Baltimore area sees 10th-warmest spring

All that whining about the cold and snow last winter has been answered by one of the warmest springs on record in the Baltimore area.

The National Oceanic and Atmospheric Administration said yesterday that it was also one of the warmest March-to-May periods ever across the lower 48 states and around the world.


Spring officially ends at 8:57 tonight with the arrival of the summer solstice. But for the record-keepers, the statistical spring began March 1 and ended May 31.

That springtime averaged 56.7 degrees Fahrenheit at Baltimore-Washington International Airport, or 3.4 degrees above the 30-year norm, according to the National Weather Service.


That was enough to place spring 2004 in a tie with the same period in 1910 as the 10th-warmest since record-keeping began in Baltimore in 1871. The warmest was in 1945, with an average of 59.1 degrees.

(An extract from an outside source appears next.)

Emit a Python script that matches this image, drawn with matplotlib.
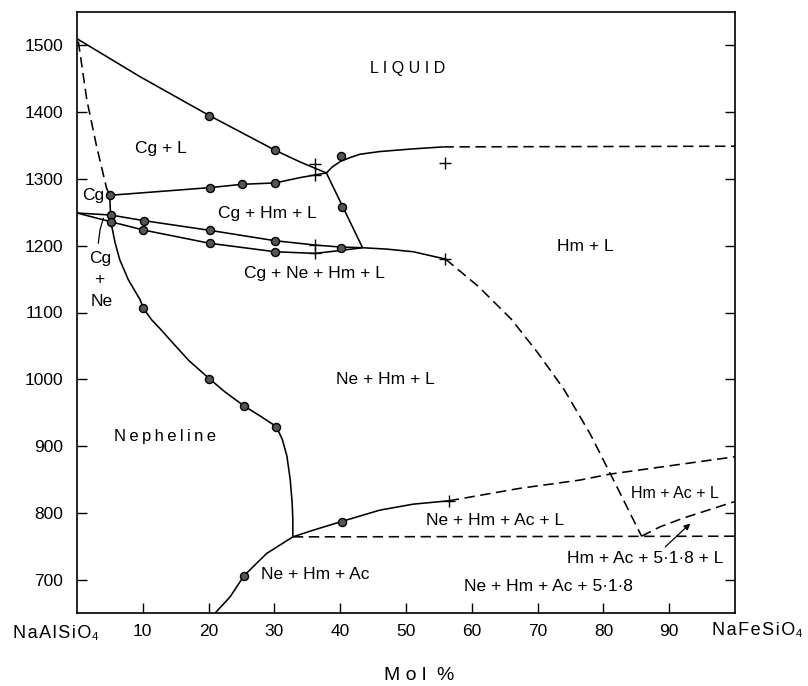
import matplotlib
matplotlib.use("Agg")
import matplotlib.pyplot as plt

plt.rcParams['font.family'] = ['Liberation Sans', 'DejaVu Sans']

# ---------------- data (mol % NaFeSiO4, temperature °C) ----------------
# Cg + L liquidus (solid)
cg_liq_x = [0, 9.6, 20.1, 30.1, 34.0, 37.9]
cg_liq_t = [1510, 1453, 1395, 1343, 1325, 1309]

# Dashed Cg solidus from NaAlSiO4 melting point to Cg point
cg_sol_x = [0.2, 1.5, 3.0, 4.5, 4.97]
cg_sol_t = [1506, 1418, 1348, 1286, 1275.5]
# short solid link Cg point -> Ne/Cg dots
cg_link_x = [4.97, 5.1]
cg_link_t = [1275.5, 1246]

# upper boundary of Cg + Hm + L (solid)
cghm_x = [4.97, 20.2, 25.1, 30.1, 33.9, 37.9]
cghm_t = [1275.5, 1287, 1292, 1294, 1302, 1309]

# Liquid / Hm + L boundary: solid part then dashed part
hm_liq_x = [37.9, 38.8, 40.0, 41.5, 43.0, 46.0, 51.0, 55.7]
hm_liq_t = [1309, 1318, 1326, 1332, 1337, 1341, 1345, 1348]
hm_liq_dash_x = [55.7, 100]
hm_liq_dash_t = [1348, 1349]

# steep line between the two peritectic points
diag_x = [37.9, 43.4]
diag_t = [1309, 1197]

# pair of curves from 1250 at NaAlSiO4
upper_x = [0, 5.1, 10.2, 20.2, 30.1, 36.2, 40.1, 43.4]
upper_t = [1249, 1246, 1237.5, 1223, 1207.5, 1201, 1198, 1197]
lower_x = [0, 5.1, 10.1, 20.2, 30.1, 36.2, 40.1, 43.4]
lower_t = [1249, 1236, 1223.5, 1203.6, 1191, 1188.5, 1193, 1197]

# nepheline liquidus / solvus (solid)
ne_x = [5.1, 5.3, 5.8, 6.5, 7.8, 9.6, 10.1, 11.35, 12.6, 14.6, 17.0, 20.1,
        22.5, 25.4, 28.0, 30.3, 31.2, 31.9, 32.4, 32.7, 32.8, 32.8]
ne_t = [1236, 1228, 1204, 1179, 1149, 1119, 1106, 1089, 1076, 1054, 1028, 1001,
        981, 960, 944, 929, 910, 885, 850, 815, 790, 764]

# Ne + Hm + L / Ne + Hm + Ac + L boundary
acl_x = [32.8, 35.9, 40.2, 46.0, 51.1, 56.5]
acl_t = [764, 774, 787, 804, 813, 818]
acl_dash_x = [56.5, 67.3, 76.4, 81.0, 100]
acl_dash_t = [818, 836.7, 849, 858, 884]

# horizontal dashed line at ~765
hor_x = [32.8, 100]
hor_t = [764, 765]

# Ne + Hm + Ac upper boundary (solid)
ac_x = [21.0, 23.25, 25.4, 28.8, 32.8]
ac_t = [650, 674, 706, 739, 764]

# Hm + L / Ne + Hm + L boundary: solid then dashed
hml_x = [43.4, 47.0, 51.1, 56.0]
hml_t = [1197, 1195, 1191, 1180]
hml_dash_x = [56.0, 61.0, 66.0, 70.0, 74.0, 78.0, 82.0, 85.8]
hml_dash_t = [1180, 1139, 1090, 1040, 985, 918, 840, 765]

# dashed from eutectic to NaFeSiO4 side
eu_x = [85.8, 88.6, 92.1, 100]
eu_t = [765, 779, 792, 817]

# leader line for Cg + Ne label
lead_x = [3.24, 3.5, 4.0]
lead_t = [1204, 1224, 1241]

# experimental points
dot_x = [20.1, 30.1, 4.97, 20.2, 25.1, 30.1, 40.1, 40.3, 5.1, 5.1, 10.2, 10.1,
         20.2, 20.2, 30.1, 30.1, 40.1, 10.1, 20.1, 25.4, 30.3, 40.2, 25.4]
dot_t = [1395, 1343, 1275.5, 1287, 1292, 1294, 1334, 1258, 1246, 1236, 1237.5,
         1223.5, 1223, 1203.6, 1207.5, 1191, 1197, 1106, 1001, 960, 929, 787, 706]
cross_x = [36.2, 36.2, 36.2, 36.2, 55.9, 56.0, 56.5]
cross_t = [1323, 1306, 1201, 1188.5, 1324, 1180, 818]

xticks = [10, 20, 30, 40, 50, 60, 70, 80, 90]
yticks = [700, 800, 900, 1000, 1100, 1200, 1300, 1400, 1500]

# ---------------- drawing ----------------
fig = plt.figure(figsize=(8.08, 6.86), dpi=100)
ax = fig.add_axes([77 / 808, 1 - 613 / 686, (735 - 77) / 808, (613 - 12) / 686])
ax.set_xlim(0, 100)
ax.set_ylim(650, 1550)

lw = 1.15
dash = (0, (6.5, 3.5))
solid = dict(color='k', lw=lw, solid_capstyle='butt', solid_joinstyle='round')
dashed = dict(color='k', lw=lw, linestyle=dash)

ax.plot(cg_liq_x, cg_liq_t, **solid)
ax.plot(cg_sol_x, cg_sol_t, **dashed)
ax.plot(cg_link_x, cg_link_t, **solid)
ax.plot(cghm_x, cghm_t, **solid)
ax.plot(hm_liq_x, hm_liq_t, **solid)
ax.plot(hm_liq_dash_x, hm_liq_dash_t, **dashed)
ax.plot(diag_x, diag_t, **solid)
ax.plot(upper_x, upper_t, **solid)
ax.plot(lower_x, lower_t, **solid)
ax.plot(ne_x, ne_t, **solid)
ax.plot(acl_x, acl_t, **solid)
ax.plot(acl_dash_x, acl_dash_t, **dashed)
ax.plot(hor_x, hor_t, **dashed)
ax.plot(ac_x, ac_t, **solid)
ax.plot(hml_x, hml_t, **solid)
ax.plot(hml_dash_x, hml_dash_t, **dashed)
ax.plot(eu_x, eu_t, **dashed)
ax.plot(lead_x, lead_t, color='k', lw=0.9)

ax.plot(dot_x, dot_t, 'o', ms=5.8, mfc='#555555', mec='k', mew=1.0, zorder=5)
ax.plot(cross_x, cross_t, '+', ms=8, color='k', mew=1.0, zorder=5)

ax.annotate('', xy=(93.2, 784), xytext=(89.4, 749),
            arrowprops=dict(arrowstyle='-|>', lw=0.9, color='k',
                            mutation_scale=9, shrinkA=0, shrinkB=0))

fs = 12.5
hs = '\u200a'
def spaced(s, sep='\u2009'):
    return sep.join(list(s))

ax.text(50.3, 1466, 'L I Q U I D', fontsize=11.5, ha='center', va='center')
ax.text(12.8, 1346, 'Cg + L', fontsize=fs, ha='center', va='center')
ax.text(2.4, 1275, 'Cg', fontsize=fs, ha='center', va='center')
ax.text(28.9, 1249, 'Cg + Hm + L', fontsize=fs, ha='center', va='center')
ax.text(36.1, 1158, 'Cg + Ne + Hm + L', fontsize=fs, ha='center', va='center')
ax.text(3.5, 1181, 'Cg', fontsize=fs, ha='center', va='center')
ax.text(3.4, 1149, '+', fontsize=fs, ha='center', va='center')
ax.text(3.75, 1116, 'Ne', fontsize=fs, ha='center', va='center')
ax.text(13.4, 914, spaced('Nepheline'), fontsize=12, ha='center', va='center')
ax.text(46.8, 1000, 'Ne + Hm + L', fontsize=fs, ha='center', va='center')
ax.text(77.2, 1199, 'Hm + L', fontsize=fs, ha='center', va='center')
ax.text(63.5, 789, 'Ne + Hm + Ac + L', fontsize=fs, ha='center', va='center')
ax.text(36.2, 708, 'Ne + Hm + Ac', fontsize=fs, ha='center', va='center')
ax.text(71.7, 689, 'Ne + Hm + Ac + 5·1·8', fontsize=fs, ha='center', va='center')
ax.text(90.9, 829, 'Hm + Ac + L', fontsize=11.5, ha='center', va='center')
ax.text(86.3, 732, 'Hm + Ac + 5·1·8 + L', fontsize=fs, ha='center', va='center')

# axes styling
for sp in ax.spines.values():
    sp.set_linewidth(1.2)
ax.set_xticks(xticks)
ax.set_xticklabels([str(v) for v in xticks])
ax.set_yticks(yticks)
ax.set_yticklabels([str(v) for v in yticks])
ax.tick_params(axis='x', direction='in', length=7, width=1, top=False,
               pad=8, labelsize=12.5)
ax.tick_params(axis='y', direction='in', length=7, width=1, right=True,
               pad=10, labelsize=12.5)

xtr = ax.get_xaxis_transform()
ax.text(-3.2, -0.034, spaced('NaAlSiO', hs) + '\u2084', transform=xtr, fontsize=13,
        ha='center', va='center', clip_on=False)
ax.text(103.4, -0.029, spaced('NaFeSiO', hs) + '\u2084', transform=xtr, fontsize=13,
        ha='center', va='center', clip_on=False)
ax.text(52.0, -0.104, 'M o l  %', transform=xtr, fontsize=14,
        ha='center', va='center', clip_on=False)

fig.savefig('out.png', dpi=100, facecolor='white')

May was the fourth-warmest on record here, averaging 6.9 degrees above normal.

It's also been wet. Although March was unusually dry, April and May more than made up for it. Springtime rain totaled slightly more than 13 inches at BWI, more than 2 inches above normal.

We weren't alone. Scientists at the NOAA's National Climatic Data Center said temperatures in the contiguous states averaged 2.9 degrees above normal for the same period, making it the third-warmest spring since record-keeping began in 1895.

Alaskans had their warmest May - 4.7 degrees above normal.

Globally, NOAA officials said, spring temperatures over land and water averaged 1 degree above normal, enough to make it the fourth-warmest spring in the northern hemisphere since 1880. Ocean surface temperatures were the fifth-warmest.